Exercise brief: Please print exactly the lines below, from the start of the material up to and including the line with "fill=rootgray] (rv) at", but none of the pictures.

* Begin Information provided *

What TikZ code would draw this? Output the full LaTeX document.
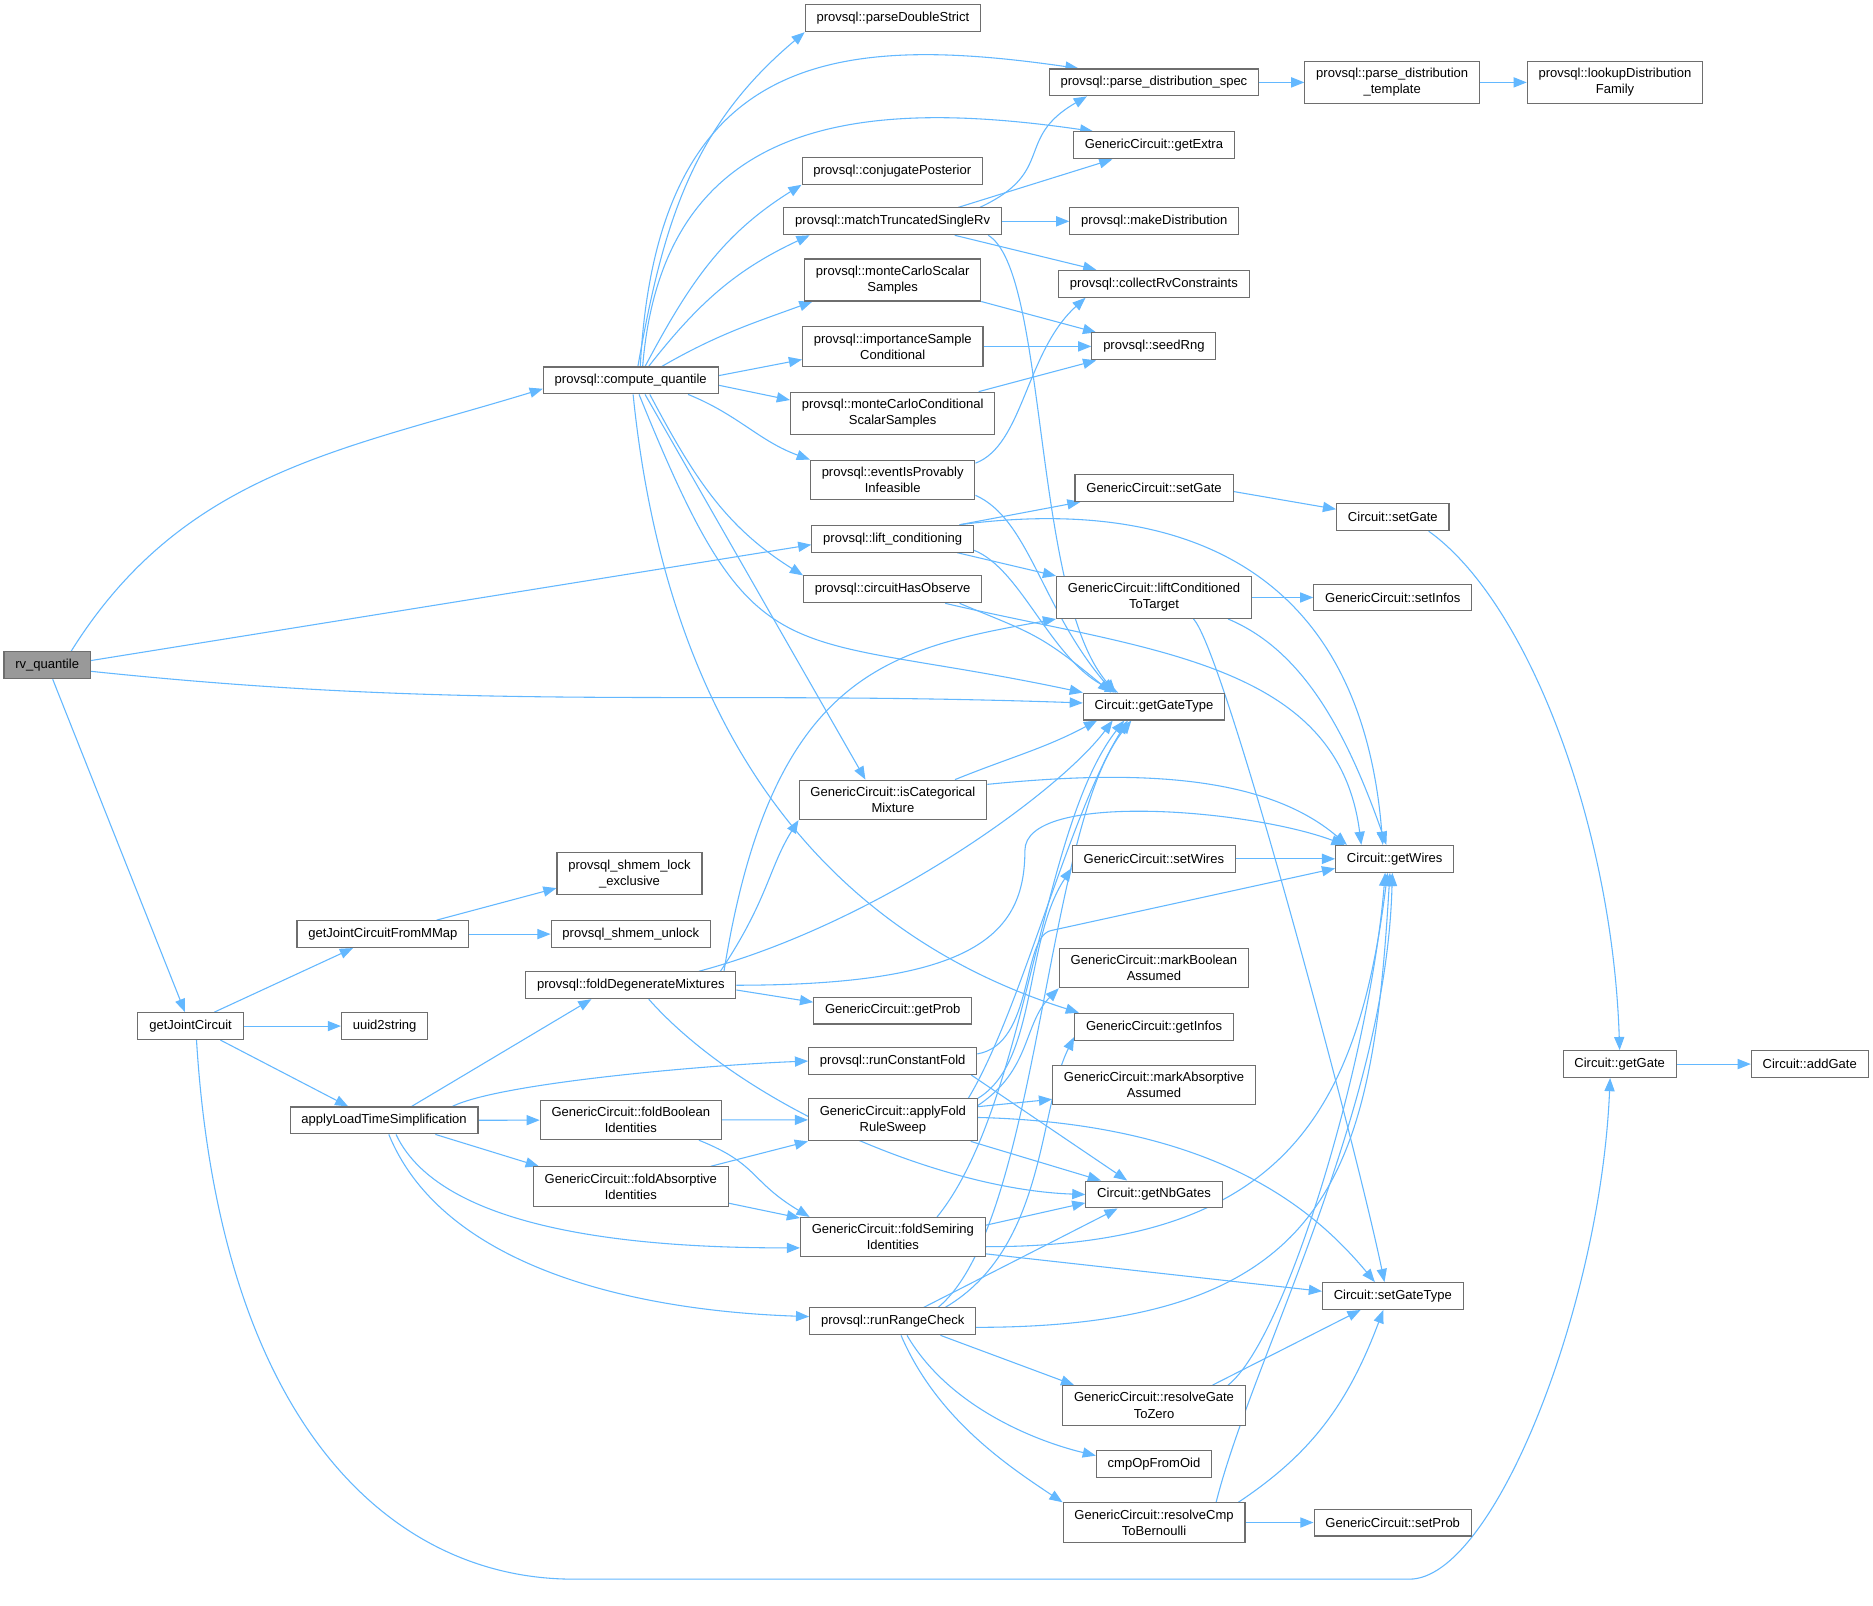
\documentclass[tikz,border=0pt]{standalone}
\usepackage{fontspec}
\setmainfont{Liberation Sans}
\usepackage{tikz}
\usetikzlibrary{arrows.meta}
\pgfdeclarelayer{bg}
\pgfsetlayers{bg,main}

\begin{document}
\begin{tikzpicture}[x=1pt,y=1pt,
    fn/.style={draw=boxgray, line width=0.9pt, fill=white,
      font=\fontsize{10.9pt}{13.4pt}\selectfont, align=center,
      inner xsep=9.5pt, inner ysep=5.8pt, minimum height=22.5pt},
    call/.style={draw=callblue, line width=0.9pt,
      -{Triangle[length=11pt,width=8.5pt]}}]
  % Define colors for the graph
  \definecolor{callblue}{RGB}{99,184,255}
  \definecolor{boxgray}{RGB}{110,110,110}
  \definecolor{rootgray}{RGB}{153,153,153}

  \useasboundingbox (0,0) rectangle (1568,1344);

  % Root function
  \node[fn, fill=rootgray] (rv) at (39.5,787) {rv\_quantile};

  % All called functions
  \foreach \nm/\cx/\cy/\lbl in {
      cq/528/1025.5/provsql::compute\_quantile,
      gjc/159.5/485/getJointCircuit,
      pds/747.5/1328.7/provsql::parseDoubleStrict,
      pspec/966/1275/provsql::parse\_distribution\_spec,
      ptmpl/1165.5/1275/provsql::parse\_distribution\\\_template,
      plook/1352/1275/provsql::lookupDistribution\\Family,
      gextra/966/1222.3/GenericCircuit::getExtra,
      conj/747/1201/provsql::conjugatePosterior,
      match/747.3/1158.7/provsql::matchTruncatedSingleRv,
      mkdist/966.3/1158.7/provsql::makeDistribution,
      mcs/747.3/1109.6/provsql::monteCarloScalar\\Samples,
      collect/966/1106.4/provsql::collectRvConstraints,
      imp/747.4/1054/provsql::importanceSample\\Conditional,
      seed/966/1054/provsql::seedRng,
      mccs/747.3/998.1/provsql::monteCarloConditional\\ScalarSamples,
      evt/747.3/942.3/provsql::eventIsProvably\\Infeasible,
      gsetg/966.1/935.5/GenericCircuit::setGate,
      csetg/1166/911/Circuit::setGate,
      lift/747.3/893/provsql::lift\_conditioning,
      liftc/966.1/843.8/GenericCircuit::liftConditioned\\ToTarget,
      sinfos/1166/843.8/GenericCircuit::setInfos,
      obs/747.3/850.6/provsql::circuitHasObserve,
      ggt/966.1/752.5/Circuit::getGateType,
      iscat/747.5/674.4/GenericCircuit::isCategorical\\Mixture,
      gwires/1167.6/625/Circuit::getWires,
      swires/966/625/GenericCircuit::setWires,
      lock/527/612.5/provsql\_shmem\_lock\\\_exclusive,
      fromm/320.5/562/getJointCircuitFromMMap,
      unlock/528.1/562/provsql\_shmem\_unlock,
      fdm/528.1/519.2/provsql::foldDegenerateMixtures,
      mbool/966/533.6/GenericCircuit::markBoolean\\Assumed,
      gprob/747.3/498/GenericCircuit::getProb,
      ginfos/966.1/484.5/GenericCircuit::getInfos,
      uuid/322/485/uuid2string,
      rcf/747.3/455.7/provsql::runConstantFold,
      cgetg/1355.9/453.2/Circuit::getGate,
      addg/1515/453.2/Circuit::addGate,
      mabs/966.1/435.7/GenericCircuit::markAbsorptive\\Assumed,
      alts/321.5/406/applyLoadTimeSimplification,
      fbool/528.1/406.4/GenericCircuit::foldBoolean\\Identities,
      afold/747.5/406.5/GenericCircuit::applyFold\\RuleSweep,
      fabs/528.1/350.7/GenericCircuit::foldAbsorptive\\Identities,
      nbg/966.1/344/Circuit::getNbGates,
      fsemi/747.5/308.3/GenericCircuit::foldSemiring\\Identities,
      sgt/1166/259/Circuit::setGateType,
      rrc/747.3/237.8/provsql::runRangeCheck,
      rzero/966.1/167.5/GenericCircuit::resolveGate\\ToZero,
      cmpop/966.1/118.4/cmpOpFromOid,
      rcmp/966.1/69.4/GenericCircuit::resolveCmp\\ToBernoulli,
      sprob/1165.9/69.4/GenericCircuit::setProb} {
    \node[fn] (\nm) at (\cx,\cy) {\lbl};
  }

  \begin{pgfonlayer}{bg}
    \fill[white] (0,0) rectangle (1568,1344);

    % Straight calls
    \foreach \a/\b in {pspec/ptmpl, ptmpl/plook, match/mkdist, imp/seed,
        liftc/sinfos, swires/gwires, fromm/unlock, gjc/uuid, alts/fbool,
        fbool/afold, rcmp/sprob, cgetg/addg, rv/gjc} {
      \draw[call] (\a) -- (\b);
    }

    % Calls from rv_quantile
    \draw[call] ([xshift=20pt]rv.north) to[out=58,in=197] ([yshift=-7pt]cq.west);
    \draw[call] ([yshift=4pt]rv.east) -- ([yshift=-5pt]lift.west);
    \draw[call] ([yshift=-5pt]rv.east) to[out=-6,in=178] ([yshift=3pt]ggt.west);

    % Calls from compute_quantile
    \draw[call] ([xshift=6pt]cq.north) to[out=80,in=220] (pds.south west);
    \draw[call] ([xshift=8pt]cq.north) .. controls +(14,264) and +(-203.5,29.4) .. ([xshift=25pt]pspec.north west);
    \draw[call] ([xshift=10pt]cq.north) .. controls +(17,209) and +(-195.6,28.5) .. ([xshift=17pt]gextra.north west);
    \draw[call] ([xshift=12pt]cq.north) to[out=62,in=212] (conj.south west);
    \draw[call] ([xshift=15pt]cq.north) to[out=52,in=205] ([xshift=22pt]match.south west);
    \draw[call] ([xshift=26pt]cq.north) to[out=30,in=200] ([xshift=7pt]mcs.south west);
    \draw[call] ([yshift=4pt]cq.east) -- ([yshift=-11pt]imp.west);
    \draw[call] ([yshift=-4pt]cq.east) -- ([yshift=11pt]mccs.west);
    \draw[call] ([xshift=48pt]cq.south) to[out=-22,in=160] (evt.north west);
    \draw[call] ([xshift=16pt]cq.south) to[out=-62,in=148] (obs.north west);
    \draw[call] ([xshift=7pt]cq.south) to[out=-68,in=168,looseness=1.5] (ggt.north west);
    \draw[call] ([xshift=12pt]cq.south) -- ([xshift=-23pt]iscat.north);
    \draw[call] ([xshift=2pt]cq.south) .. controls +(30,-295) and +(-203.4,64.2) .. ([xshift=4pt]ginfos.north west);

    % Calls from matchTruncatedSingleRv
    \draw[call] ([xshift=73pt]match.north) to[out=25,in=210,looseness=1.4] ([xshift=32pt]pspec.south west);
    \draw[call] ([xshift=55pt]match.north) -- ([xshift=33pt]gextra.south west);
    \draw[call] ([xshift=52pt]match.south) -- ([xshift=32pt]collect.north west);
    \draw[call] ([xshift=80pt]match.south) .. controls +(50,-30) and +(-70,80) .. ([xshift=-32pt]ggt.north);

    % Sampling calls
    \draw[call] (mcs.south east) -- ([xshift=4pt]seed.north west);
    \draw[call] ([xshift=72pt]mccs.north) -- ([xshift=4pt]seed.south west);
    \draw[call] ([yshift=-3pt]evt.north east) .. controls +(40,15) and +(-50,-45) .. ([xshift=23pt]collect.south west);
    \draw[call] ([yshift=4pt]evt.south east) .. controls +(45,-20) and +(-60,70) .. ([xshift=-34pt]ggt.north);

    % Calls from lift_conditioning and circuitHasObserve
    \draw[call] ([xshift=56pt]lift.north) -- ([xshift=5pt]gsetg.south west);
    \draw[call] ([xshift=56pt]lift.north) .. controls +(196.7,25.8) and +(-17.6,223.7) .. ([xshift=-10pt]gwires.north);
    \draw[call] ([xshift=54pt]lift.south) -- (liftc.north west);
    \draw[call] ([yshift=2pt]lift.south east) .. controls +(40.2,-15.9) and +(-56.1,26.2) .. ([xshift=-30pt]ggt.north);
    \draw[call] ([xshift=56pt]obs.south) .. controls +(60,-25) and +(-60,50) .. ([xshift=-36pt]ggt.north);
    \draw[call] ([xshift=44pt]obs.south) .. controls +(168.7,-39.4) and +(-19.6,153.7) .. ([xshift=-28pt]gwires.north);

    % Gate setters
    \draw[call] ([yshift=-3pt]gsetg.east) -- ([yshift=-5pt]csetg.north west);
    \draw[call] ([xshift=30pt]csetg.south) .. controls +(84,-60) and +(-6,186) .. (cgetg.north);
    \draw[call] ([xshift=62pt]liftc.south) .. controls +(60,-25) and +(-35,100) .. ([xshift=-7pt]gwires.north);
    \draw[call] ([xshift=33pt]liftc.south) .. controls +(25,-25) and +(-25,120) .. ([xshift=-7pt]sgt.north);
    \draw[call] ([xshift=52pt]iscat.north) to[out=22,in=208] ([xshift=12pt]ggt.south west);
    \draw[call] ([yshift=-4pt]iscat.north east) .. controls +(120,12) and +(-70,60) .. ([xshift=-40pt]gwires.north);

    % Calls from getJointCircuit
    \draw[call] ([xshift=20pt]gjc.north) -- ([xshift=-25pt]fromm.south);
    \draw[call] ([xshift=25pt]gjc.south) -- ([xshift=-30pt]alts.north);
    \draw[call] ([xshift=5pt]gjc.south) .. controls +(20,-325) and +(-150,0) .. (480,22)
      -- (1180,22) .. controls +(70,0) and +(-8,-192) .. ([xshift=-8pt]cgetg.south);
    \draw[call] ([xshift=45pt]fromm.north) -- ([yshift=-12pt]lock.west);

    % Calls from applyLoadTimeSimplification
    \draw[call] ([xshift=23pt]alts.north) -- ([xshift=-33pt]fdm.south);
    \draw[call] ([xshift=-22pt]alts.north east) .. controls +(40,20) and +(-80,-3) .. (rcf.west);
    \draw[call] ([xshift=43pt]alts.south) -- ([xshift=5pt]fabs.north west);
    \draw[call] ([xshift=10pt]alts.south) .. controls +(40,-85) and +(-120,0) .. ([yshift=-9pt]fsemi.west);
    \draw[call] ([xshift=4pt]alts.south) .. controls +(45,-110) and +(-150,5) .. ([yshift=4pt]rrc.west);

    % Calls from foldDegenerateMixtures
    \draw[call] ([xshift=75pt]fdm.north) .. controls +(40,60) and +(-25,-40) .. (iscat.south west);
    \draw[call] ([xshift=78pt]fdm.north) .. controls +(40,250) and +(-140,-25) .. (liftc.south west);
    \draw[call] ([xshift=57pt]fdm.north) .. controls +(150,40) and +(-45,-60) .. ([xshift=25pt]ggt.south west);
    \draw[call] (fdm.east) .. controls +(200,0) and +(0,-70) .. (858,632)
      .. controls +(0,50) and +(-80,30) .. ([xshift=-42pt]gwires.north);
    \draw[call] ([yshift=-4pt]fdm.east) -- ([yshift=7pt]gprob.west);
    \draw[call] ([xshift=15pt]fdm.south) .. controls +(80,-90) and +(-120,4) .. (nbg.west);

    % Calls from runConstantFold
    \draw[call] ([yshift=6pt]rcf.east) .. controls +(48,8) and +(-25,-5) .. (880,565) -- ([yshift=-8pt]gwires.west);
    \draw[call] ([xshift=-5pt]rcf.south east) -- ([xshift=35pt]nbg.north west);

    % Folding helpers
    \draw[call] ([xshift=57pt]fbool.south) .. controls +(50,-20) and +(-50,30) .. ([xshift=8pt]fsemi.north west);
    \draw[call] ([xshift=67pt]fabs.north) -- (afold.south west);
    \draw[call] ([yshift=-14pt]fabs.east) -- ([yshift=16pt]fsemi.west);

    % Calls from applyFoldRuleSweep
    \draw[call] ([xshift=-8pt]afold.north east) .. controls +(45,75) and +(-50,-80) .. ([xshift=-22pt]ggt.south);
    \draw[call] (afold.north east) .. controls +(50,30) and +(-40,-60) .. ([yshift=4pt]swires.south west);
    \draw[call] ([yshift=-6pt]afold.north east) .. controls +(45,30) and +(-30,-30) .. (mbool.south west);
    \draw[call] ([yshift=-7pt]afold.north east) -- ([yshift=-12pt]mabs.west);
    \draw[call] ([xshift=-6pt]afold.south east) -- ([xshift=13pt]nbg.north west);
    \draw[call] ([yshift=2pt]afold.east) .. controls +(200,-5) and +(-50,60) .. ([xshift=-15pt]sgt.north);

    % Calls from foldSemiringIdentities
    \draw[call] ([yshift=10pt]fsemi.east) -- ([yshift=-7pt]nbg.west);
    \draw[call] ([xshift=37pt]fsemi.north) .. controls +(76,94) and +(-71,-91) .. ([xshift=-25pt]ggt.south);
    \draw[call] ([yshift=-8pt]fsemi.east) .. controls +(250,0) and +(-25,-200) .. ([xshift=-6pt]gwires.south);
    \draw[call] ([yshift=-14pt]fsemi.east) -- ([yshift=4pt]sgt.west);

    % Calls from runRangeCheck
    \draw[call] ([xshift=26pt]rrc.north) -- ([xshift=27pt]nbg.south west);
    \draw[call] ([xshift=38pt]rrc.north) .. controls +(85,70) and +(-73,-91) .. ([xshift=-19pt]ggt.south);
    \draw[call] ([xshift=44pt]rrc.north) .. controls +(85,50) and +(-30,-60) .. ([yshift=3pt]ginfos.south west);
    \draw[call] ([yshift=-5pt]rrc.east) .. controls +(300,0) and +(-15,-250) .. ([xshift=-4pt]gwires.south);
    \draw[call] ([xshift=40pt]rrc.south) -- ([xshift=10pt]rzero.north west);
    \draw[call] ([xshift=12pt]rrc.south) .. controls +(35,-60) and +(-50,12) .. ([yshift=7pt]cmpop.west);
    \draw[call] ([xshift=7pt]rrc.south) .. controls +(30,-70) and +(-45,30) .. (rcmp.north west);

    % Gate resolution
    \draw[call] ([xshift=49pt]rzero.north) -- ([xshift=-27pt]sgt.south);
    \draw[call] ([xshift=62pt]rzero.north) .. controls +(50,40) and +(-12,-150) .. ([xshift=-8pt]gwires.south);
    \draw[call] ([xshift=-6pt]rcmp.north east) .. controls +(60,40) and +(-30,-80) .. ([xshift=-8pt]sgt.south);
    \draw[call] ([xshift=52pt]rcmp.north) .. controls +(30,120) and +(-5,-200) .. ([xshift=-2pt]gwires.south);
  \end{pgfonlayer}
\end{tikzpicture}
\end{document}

* End Information provided *

Output:
What TikZ code would draw this? Output the full LaTeX document.
\documentclass[tikz,border=0pt]{standalone}
\usepackage{fontspec}
\setmainfont{Liberation Sans}
\usepackage{tikz}
\usetikzlibrary{arrows.meta}
\pgfdeclarelayer{bg}
\pgfsetlayers{bg,main}

\begin{document}
\begin{tikzpicture}[x=1pt,y=1pt,
    fn/.style={draw=boxgray, line width=0.9pt, fill=white,
      font=\fontsize{10.9pt}{13.4pt}\selectfont, align=center,
      inner xsep=9.5pt, inner ysep=5.8pt, minimum height=22.5pt},
    call/.style={draw=callblue, line width=0.9pt,
      -{Triangle[length=11pt,width=8.5pt]}}]
  % Define colors for the graph
  \definecolor{callblue}{RGB}{99,184,255}
  \definecolor{boxgray}{RGB}{110,110,110}
  \definecolor{rootgray}{RGB}{153,153,153}

  \useasboundingbox (0,0) rectangle (1568,1344);

  % Root function
  \node[fn, fill=rootgray] (rv) at (39.5,787) {rv\_quantile};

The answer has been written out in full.